James Alex Fields Jr, 21, was found guilty of murder and other charges last week following a two-week jury trial in Charlottesville.

The same seven-woman, five-man jury that convicted Fields sentenced him to life in prison and an additional 419 years.

Fields rammed his car into the counter-protesters on August 12, 2017, killing 32-year-old paralegal Heather Heyer and injuring dozens of other people.

Those counter-protesters had gathered in opposition to a group of white supremacists who came to the university town to protest the removal of a Confederate statue.

US President Donald Trump drew broad criticism in the aftermath of the mayhem when he spoke of “blame on both sides,” appearing to establish a moral equivalence between the white supremacists and those who opposed them.

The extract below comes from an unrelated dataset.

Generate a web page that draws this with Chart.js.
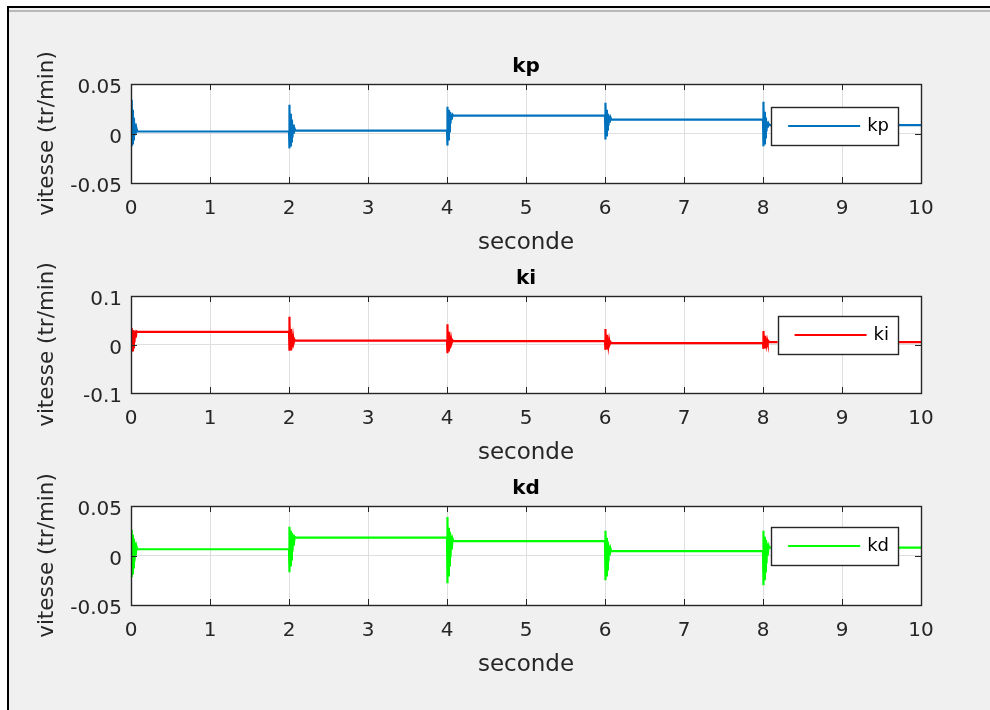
<!DOCTYPE html>
<html>
<head>
<meta charset="utf-8">
<title>vitesse kp ki kd</title>
<script src="https://cdn.jsdelivr.net/npm/chart.js@4/dist/chart.umd.min.js"></script>
<style>
  html, body { margin: 0; padding: 0; background: #ffffff; }
  #page { position: relative; width: 990px; height: 710px; overflow: hidden; background: #ffffff; }
  #frame { position: absolute; left: 7px; top: 6px; width: 1000px; height: 720px;
           border-left: 2px solid #000; border-top: 2px solid #000; background: #f0f0f0; }
  #frame .inner { position: absolute; left: 0; top: 2px; right: 0; height: 0; border-top: 2px solid #b9b9b9; }
  canvas { position: absolute; left: 0; }
</style>
</head>
<body>
<div id="page">
  <div id="frame"><div class="inner"></div></div>
  <canvas id="cKp" width="990" height="216" style="top:44px;width:990px;height:216px"></canvas>
  <canvas id="cKi" width="990" height="214" style="top:256px;width:990px;height:214px"></canvas>
  <canvas id="cKd" width="990" height="216" style="top:466px;width:990px;height:216px"></canvas>
</div>
<script>
// Time axis (s): gain changes every 2 s, each change followed by a short transient
const secondTicks = ['0', '1', '2', '3', '4', '5', '6', '7', '8', '9', '10'];
const switchTimes = [0, 2, 4, 6, 8];
const endTime = 10;
const burstOffsets = [0, 0.006, 0.012, 0.018, 0.024, 0.030, 0.037, 0.044, 0.052, 0.060, 0.070, 0.080];

// kp response: settled level after each change, and transient samples
const kpLevels = [0.002, 0.003, 0.018, 0.014, 0.0085];
const kpBursts = [
  [0.034, -0.013, 0.030, -0.010, 0.024, -0.006, 0.016, -0.002, 0.010, 0.000, 0.005, 0.002],
  [0.029, -0.015, 0.025, -0.012, 0.020, -0.008, 0.014, -0.004, 0.009, 0.000, 0.005, 0.003],
  [0.027, -0.012, 0.025, -0.006, 0.024, 0.002, 0.022, 0.010, 0.020, 0.014, 0.019, 0.018],
  [0.031, -0.006, 0.028, -0.002, 0.024, 0.004, 0.020, 0.008, 0.018, 0.011, 0.016, 0.014],
  [0.032, -0.013, 0.028, -0.010, 0.022, -0.004, 0.016, 0.002, 0.012, 0.006, 0.010, 0.0085]
];
const kpTicks = ['-0.05', '0', '0.05'];

// ki response
const kiLevels = [0.026, 0.008, 0.007, 0.003, 0.005];
const kiBursts = [
  [0.034, -0.015, 0.032, -0.012, 0.030, -0.006, 0.029, 0.004, 0.028, 0.014, 0.027, 0.026],
  [0.057, -0.013, 0.045, -0.010, 0.032, -0.004, 0.022, 0.000, 0.015, 0.004, 0.010, 0.008],
  [0.042, -0.018, 0.034, -0.012, 0.026, -0.006, 0.018, 0.000, 0.012, 0.004, 0.009, 0.007],
  [0.032, -0.011, 0.026, -0.008, 0.020, -0.004, 0.014, -0.001, 0.009, 0.001, 0.005, 0.003],
  [0.028, -0.009, 0.024, -0.006, 0.018, -0.002, 0.013, 0.001, 0.009, 0.003, 0.007, 0.005]
];
const kiTicks = ['-0.1', '0', '0.1'];

// kd response
const kdLevels = [0.0063, 0.018, 0.0146, 0.0045, 0.008];
const kdBursts = [
  [0.026, -0.022, 0.024, -0.018, 0.021, -0.012, 0.017, -0.006, 0.013, 0.000, 0.009, 0.0063],
  [0.029, -0.017, 0.027, -0.010, 0.025, -0.004, 0.023, 0.004, 0.021, 0.010, 0.019, 0.018],
  [0.039, -0.028, 0.033, -0.020, 0.028, -0.010, 0.024, -0.002, 0.020, 0.006, 0.017, 0.0146],
  [0.025, -0.025, 0.022, -0.020, 0.018, -0.014, 0.014, -0.006, 0.010, 0.000, 0.007, 0.0045],
  [0.025, -0.030, 0.022, -0.024, 0.019, -0.016, 0.016, -0.008, 0.012, 0.000, 0.010, 0.008]
];
const kdTicks = ['-0.05', '0', '0.05'];

const FONT = "'DejaVu Sans', sans-serif";
const AXIS_COLOR = '#262626';

// transient samples after each switch, then the settled level held until the next switch
function buildSeries(levels, bursts) {
  const pts = [];
  switchTimes.forEach((t0, i) => {
    bursts[i].forEach((v, j) => pts.push({ x: t0 + burstOffsets[j], y: v }));
    const t1 = i + 1 < switchTimes.length ? switchTimes[i + 1] : endTime;
    pts.push({ x: t1, y: levels[i] });
  });
  return pts;
}

// white plot area, then box outline with inward tick marks on all four sides
const axesBox = {
  id: 'axesBox',
  beforeDraw(chart) {
    const { ctx, chartArea: a } = chart;
    ctx.save();
    ctx.fillStyle = '#ffffff';
    ctx.fillRect(a.left, a.top, a.right - a.left, a.bottom - a.top);
    ctx.restore();
  },
  afterDatasetsDraw(chart) {
    const { ctx, chartArea: a, scales } = chart;
    const len = 6;
    ctx.save();
    ctx.strokeStyle = AXIS_COLOR;
    ctx.lineWidth = 1;
    ctx.beginPath();
    scales.x.ticks.forEach(t => {
      const px = Math.round(scales.x.getPixelForValue(t.value)) + 0.5;
      ctx.moveTo(px, a.top); ctx.lineTo(px, a.top + len);
      ctx.moveTo(px, a.bottom); ctx.lineTo(px, a.bottom - len);
    });
    scales.y.ticks.forEach(t => {
      const py = Math.round(scales.y.getPixelForValue(t.value)) + 0.5;
      ctx.moveTo(a.left, py); ctx.lineTo(a.left + len, py);
      ctx.moveTo(a.right, py); ctx.lineTo(a.right - len, py);
    });
    ctx.stroke();
    ctx.lineWidth = 1.4;
    ctx.strokeRect(Math.round(a.left) + 0.5, Math.round(a.top) + 0.5,
                   Math.round(a.right - a.left), Math.round(a.bottom - a.top));
    ctx.restore();
  }
};

// boxed legend in the upper-right corner of the plot area
function boxedLegend(topOffset) {
  return {
    id: 'boxedLegend',
    afterDraw(chart) {
      const { ctx, chartArea: a } = chart;
      const ds = chart.data.datasets[0];
      ctx.save();
      ctx.font = '18px ' + FONT;
      const tw = ctx.measureText(ds.label).width;
      const w = 17 + 72 + 7 + tw + 9;
      const h = 38;
      const right = a.right - 23;
      const left = right - w;
      const top = a.top + topOffset;
      const cy = top + h / 2;
      ctx.fillStyle = '#ffffff';
      ctx.fillRect(left, top, w, h);
      ctx.strokeStyle = AXIS_COLOR;
      ctx.lineWidth = 1.4;
      ctx.strokeRect(Math.round(left) + 0.5, Math.round(top) + 0.5, Math.round(w), h);
      ctx.strokeStyle = ds.borderColor;
      ctx.lineWidth = 1.8;
      ctx.beginPath();
      ctx.moveTo(left + 17, cy);
      ctx.lineTo(left + 89, cy);
      ctx.stroke();
      ctx.fillStyle = '#000000';
      ctx.textBaseline = 'middle';
      ctx.textAlign = 'left';
      ctx.fillText(ds.label, left + 96, cy);
      ctx.restore();
    }
  };
}

function makeChart(id, label, color, data, yMin, yMax, yStep, yLabels, legendTop) {
  return new Chart(document.getElementById(id), {
    type: 'line',
    data: {
      datasets: [{
        label: label,
        data: data,
        borderColor: color,
        borderWidth: 2.2,
        pointRadius: 0,
        tension: 0,
        fill: false
      }]
    },
    options: {
      responsive: false,
      animation: false,
      events: [],
      layout: { padding: { left: 0, right: 69, top: 0, bottom: 0 } },
      plugins: {
        legend: { display: false },
        tooltip: { enabled: false },
        title: {
          display: true,
          fullSize: false,
          text: label,
          color: '#000000',
          font: { family: FONT, size: 20, weight: 'bold' },
          padding: { top: 11, bottom: 5 }
        }
      },
      scales: {
        x: {
          type: 'linear',
          min: 0,
          max: 10,
          ticks: {
            stepSize: 1,
            autoSkip: false,
            maxRotation: 0,
            padding: 14,
            color: AXIS_COLOR,
            font: { family: FONT, size: 20 },
            callback: (v, i) => secondTicks[i]
          },
          grid: { color: '#dfdfdf', lineWidth: 1, drawTicks: false },
          border: { display: false },
          title: {
            display: true,
            text: 'seconde',
            color: AXIS_COLOR,
            font: { family: FONT, size: 23 },
            padding: { top: 0, bottom: 3 }
          },
          afterFit: s => { s.height = 77; }
        },
        y: {
          min: yMin,
          max: yMax,
          ticks: {
            stepSize: yStep,
            padding: 9,
            labelOffset: 4,
            color: AXIS_COLOR,
            font: { family: FONT, size: 20 },
            callback: (v, i) => yLabels[i]
          },
          grid: { color: '#dfdfdf', lineWidth: 1, drawTicks: false },
          border: { display: false },
          title: {
            display: true,
            text: 'vitesse (tr/min)',
            color: AXIS_COLOR,
            font: { family: FONT, size: 21.5 },
            padding: { top: 34.6, bottom: 0 }
          },
          afterFit: s => { s.width = 131; }
        }
      }
    },
    plugins: [axesBox, boxedLegend(legendTop)]
  });
}

makeChart('cKp', 'kp', '#0072BD', buildSeries(kpLevels, kpBursts), -0.05, 0.05, 0.05, kpTicks, 23);
makeChart('cKi', 'ki', '#FF0000', buildSeries(kiLevels, kiBursts), -0.1, 0.1, 0.1, kiTicks, 20);
makeChart('cKd', 'kd', '#00FF00', buildSeries(kdLevels, kdBursts), -0.05, 0.05, 0.05, kdTicks, 21);
</script>
</body>
</html>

The incident turned Charlottesville into a symbol of the growing audacity of the far right under Mr Trump.

Fields had driven overnight from his hometown of Maumee, Ohio, to support the “Unite the Right” rally to protest the removal of a statue of Robert E Lee, the top general of the pro-slavery Confederacy during the 1861-1865 American Civil War.

Dressed in a white polo shirt and khaki pants, the uniform of the white supremacists, he took part in racist, anti-Semitic and homophobic chants, according to footage played in the courtroom.

The prosecution played videos that showed Fields stop his car and reverse up a hill before commencing his deadly assault on counter-protesters who were singing and celebrating after city officials had ordered the far-right demonstrators to leave.